Now we will see if Shurmur can grow from his experience in Cleveland, and if he can do as well as another failed Browns coach in his next iteration.

No one is expecting Shurmur to come close to Bill Belichick, who will be coaching in his eighth Super Bowl on Feb. 4 in Minnesota, but it’s not a stretch to believe that Shurmur will be better for having gone through his experience in Cleveland.

“I wish I knew then what I know now,” Shurmur said of his Browns days. “Once you’ve done it before, you have the resources and you’ve made those decisions. You’ve done the things that you say if I do that again, I’ll never do that again. And I think I learned that.”

Shurmur gave every expectation that he will have Eli Manning as his starter, although there remains a chance that the Giants will select a quarterback with the second overall pick in the draft. It could be a tricky arrangement, especially when the day comes that Shurmur is ready to go to a younger quarterback. Manning appears ready to make it work, although he has indicated several times that he wants to be the starter, not a mentor for his eventual replacement.

The quarterback situation ultimately will work itself out — even if it results in an eventual divorce from Manning — but Shurmur’s underlying conviction about how to run a football team will provide the basis for his actions: You’d better give it your all or you’ll be gone.
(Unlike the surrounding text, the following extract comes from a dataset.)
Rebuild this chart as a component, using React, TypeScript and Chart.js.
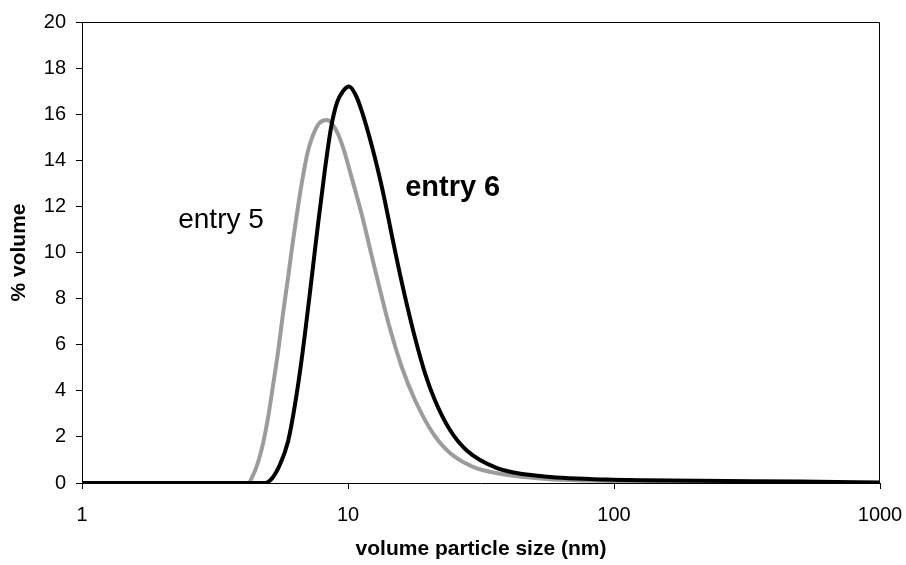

“I have zero tolerance for people that don’t compete,” he said. “I have zero tolerance for people that don’t give effort, and I have zero tolerance for people that show a lack of respect. And I think that’s something that you’ll know about me as we get to know each other better.”

A good first day indeed.

In the end, though, his legacy as the Giants’ coach can be judged only after his last one.